Although Hadoop open-source software was created two years ago by Apache Software Foundation in Forest Hill, Md., (a nonprofit corporation that specializes in writing and managing open-source programs), Yahoo! Research has been the primary contributor of new code to Hadoop. Generally, open-source software like Hadoop is created by a programmer or group of programmers—such as Apache—and then released on the Internet for anyone to use and / or improve on.
Hadoop is at the core of Yahoo!'s grid-computing infrastructure that the company uses internally, says Jay Kistler, Yahoo!'s vice president of engineering for systems, tools and services. "With the right infrastructure, you can apply thousands of processors in parallel on a job," he says.

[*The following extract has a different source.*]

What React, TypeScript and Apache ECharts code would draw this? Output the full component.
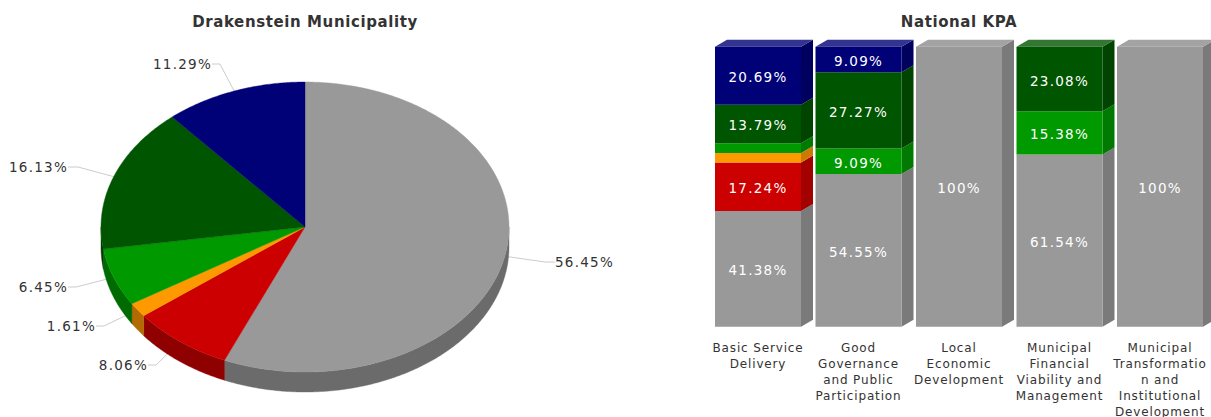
import React, { useEffect, useRef } from "react";
import * as echarts from "echarts";

// ---- data ----
const pieNames = ["Not met", "Partially met", "Below target", "Met", "Exceeded", "Far exceeded"];
const pieValues = [56.45, 8.06, 1.61, 6.45, 16.13, 11.29];

const categories = [
  "Basic Service\nDelivery",
  "Good\nGovernance\nand Public\nParticipation",
  "Local\nEconomic\nDevelopment",
  "Municipal\nFinancial\nViability and\nManagement",
  "Municipal\nTransformatio\nn and\nInstitutional\nDevelopment",
];
const grayValues = [41.38, 54.55, 100, 61.54, 100];
const redValues = [17.24, 0, 0, 0, 0];
const orangeValues = [3.45, 0, 0, 0, 0];
const greenValues = [3.45, 9.09, 0, 15.38, 0];
const darkGreenValues = [13.79, 27.27, 0, 23.08, 0];
const navyValues = [20.69, 9.09, 0, 0, 0];
const stackValues = [grayValues, redValues, orangeValues, greenValues, darkGreenValues, navyValues];

// ---- styling / layout ----
const frontColors = ["#999999", "#cc0000", "#ff9900", "#009900", "#005500", "#000077"];
const sideColors = ["#6b6b6b", "#8f0000", "#b36b00", "#006b00", "#003b00", "#000053"];
const barSideColors = ["#7a7a7a", "#a30000", "#cc7a00", "#007a00", "#004400", "#00005f"];
const barTopColors = ["#a3a3a3", "#d63333", "#ffad33", "#33ad33", "#337733", "#333392"];

const PIE = { cx: 305, cy: 227, rx: 204, ry: 145, depth: 20 };
const BAR = { half: 43, dx: 12, dy: 7 };
// right-hand end of each label's connector: [textEdgeX, y, elbowX]
const pieLabelAnchors: [number, number, number][] = [
  [555, 262, 545],
  [148, 365, 156],
  [96, 326, 104],
  [68, 287, 76],
  [68, 167, 78],
  [212, 64, 220],
];

const LABEL = "#333333";
const FONT = "'DejaVu Sans', Verdana, sans-serif";

const rim = (deg: number, yOff = 0): [number, number] => {
  const t = (deg * Math.PI) / 180;
  return [PIE.cx + PIE.rx * Math.sin(t), PIE.cy - PIE.ry * Math.cos(t) + yOff];
};
const arc = (a: number, b: number, yOff = 0) => {
  const pts: [number, number][] = [];
  const n = Math.max(2, Math.ceil(Math.abs(b - a) / 0.5));
  for (let i = 0; i <= n; i++) pts.push(rim(a + ((b - a) * i) / n, yOff));
  return pts;
};

const total = pieValues.reduce((s, v) => s + v, 0);
const startAngles = pieValues.map((_, i) =>
  (pieValues.slice(0, i).reduce((s, v) => s + v, 0) / total) * 360
);

const renderPie = (params: any, api: any) => {
  const i = params.dataIndex;
  const a = startAngles[i];
  const b = a + (api.value(0) / total) * 360;
  const mid = (a + b) / 2;
  const children: any[] = [];
  const [tx, ty, ex] = pieLabelAnchors[i];
  const onRight = mid < 180;
  children.push({
    type: "polyline",
    z2: 1,
    shape: { points: [[tx, ty], [ex, ty], rim(mid)] },
    style: { stroke: "#cccccc", lineWidth: 1, fill: "none" },
  });
  const wa = Math.max(a, 90);
  const wb = Math.min(b, 270);
  if (wb > wa) {
    const wall = [...arc(wa, wb), ...arc(wb, wa, PIE.depth)];
    children.push({
      type: "polygon",
      z2: 2,
      shape: { points: wall },
      style: { fill: sideColors[i], stroke: sideColors[i], lineWidth: 0.4 },
    });
  }
  children.push({
    type: "polygon",
    z2: 3,
    shape: { points: [[PIE.cx, PIE.cy], ...arc(a, b)] },
    style: { fill: frontColors[i], stroke: frontColors[i], lineWidth: 0.4 },
  });
  children.push({
    type: "text",
    z2: 4,
    x: tx,
    y: ty,
    style: {
      text: api.value(0).toFixed(2) + "%",
      fill: LABEL,
      font: `13.5px ${FONT}`,
      align: onRight ? "left" : "right",
      verticalAlign: "middle",
    },
  });
  return { type: "group", children };
};

const bar3dData: number[][] = [];
categories.forEach((_, c) => {
  let base = 0;
  stackValues.forEach((vals, s) => {
    if (vals[c] > 0) {
      bar3dData.push([c, base, base + vals[c], s]);
      base += vals[c];
    }
  });
});

const renderBar3d = (_: any, api: any) => {
  const c = api.value(0);
  const s = api.value(3);
  const lo = api.coord([c, api.value(1)]);
  const hi = api.coord([c, api.value(2)]);
  const xl = lo[0] - BAR.half;
  const xr = lo[0] + BAR.half;
  const children: any[] = [
    {
      type: "polygon",
      shape: {
        points: [
          [xr, lo[1]],
          [xr + BAR.dx, lo[1] - BAR.dy],
          [xr + BAR.dx, hi[1] - BAR.dy],
          [xr, hi[1]],
        ],
      },
      style: { fill: barSideColors[s], stroke: "none", lineWidth: 0 },
    },
  ];
  if (api.value(2) >= 99.99) {
    children.push({
      type: "polygon",
      shape: {
        points: [
          [xl, hi[1]],
          [xl + BAR.dx, hi[1] - BAR.dy],
          [xr + BAR.dx, hi[1] - BAR.dy],
          [xr, hi[1]],
        ],
      },
      style: { fill: barTopColors[s], stroke: "none", lineWidth: 0 },
    });
  }
  return { type: "group", children };
};

const barLabelMin = 5;
const textCss = `#kpa-chart text{letter-spacing:1.25px}#kpa-chart text[style*="12px"]{letter-spacing:.85px}#kpa-chart text[style*="bold"]{letter-spacing:.6px}`;

export default function App() {
  const ref = useRef<HTMLDivElement>(null);
  useEffect(() => {
    document.body.style.margin = "0";
    const chart = echarts.init(ref.current!, null, { renderer: "svg" });
    chart.setOption({
      animation: false,
      backgroundColor: "#ffffff",
      title: [
        {
          text: "Drakenstein Municipality",
          left: 300,
          top: 9,
          textAlign: "center",
          textStyle: { fontFamily: FONT, fontSize: 15, fontWeight: "bold", color: "#333333" },
        },
        {
          text: "National KPA",
          left: 954,
          top: 9,
          textAlign: "center",
          textStyle: { fontFamily: FONT, fontSize: 15, fontWeight: "bold", color: "#333333" },
        },
      ],
      grid: { left: 707.75, top: 46.75, width: 502.5, height: 280, containLabel: false, outerBoundsMode: "none" },
      xAxis: {
        type: "category",
        data: categories,
        axisLine: { show: false },
        axisTick: { show: false },
        axisLabel: {
          interval: 0,
          color: LABEL,
          fontFamily: FONT,
          fontSize: 12,
          lineHeight: 16,
          margin: 13,
          hideOverlap: false,
        },
      },
      yAxis: { type: "value", min: 0, max: 100, show: false },
      series: [
        {
          type: "custom",
          name: "Drakenstein Municipality",
          coordinateSystem: "none",
          renderItem: renderPie,
          data: pieValues.map((v, i) => ({ name: pieNames[i], value: [v] })),
          silent: true,
        },
        {
          type: "custom",
          name: "3D faces",
          renderItem: renderBar3d,
          data: bar3dData,
          encode: { x: 0, y: 2 },
          silent: true,
          z: 1,
        },
        ...stackValues.map((vals, s) => ({
          type: "bar",
          stack: "kpa",
          z: 2,
          barWidth: BAR.half * 2,
          data: vals,
          itemStyle: { color: frontColors[s] },
          label: {
            show: true,
            position: "inside",
            offset: [0, 1.5],
            color: "#ffffff",
            fontFamily: FONT,
            fontSize: 13.5,
            formatter: (p: any) =>
              p.value >= barLabelMin ? `${p.value}%` : "",
          },
        })),
      ],
    });
    return () => chart.dispose();
  }, []);
  return (
    <>
      <style>{textCss}</style>
      <div
        id="kpa-chart"
        ref={ref}
        style={{ position: "absolute", left: 0, top: 0, width: 1211, height: 417 }}
      />
    </>
  );
}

Hadoop is an open-source version of the MapReduce software that Google created to help its developers write programs for processing and generating large data sets, Bryant says, noting that, "MapReduce is the right programming framework for these data analysis tasks." MapReduce and Hadoop automatically take care of the details of partitioning and processing data across a cluster of computers.
Carnegie Mellon will help Yahoo! iron out any kinks in the system, which is expected to take a few more months. "It's hard to say when M45 will be thrown open to universities," Brachman says. "We want to make sure it works well and will support in a secure way the different organizations who will be using the system."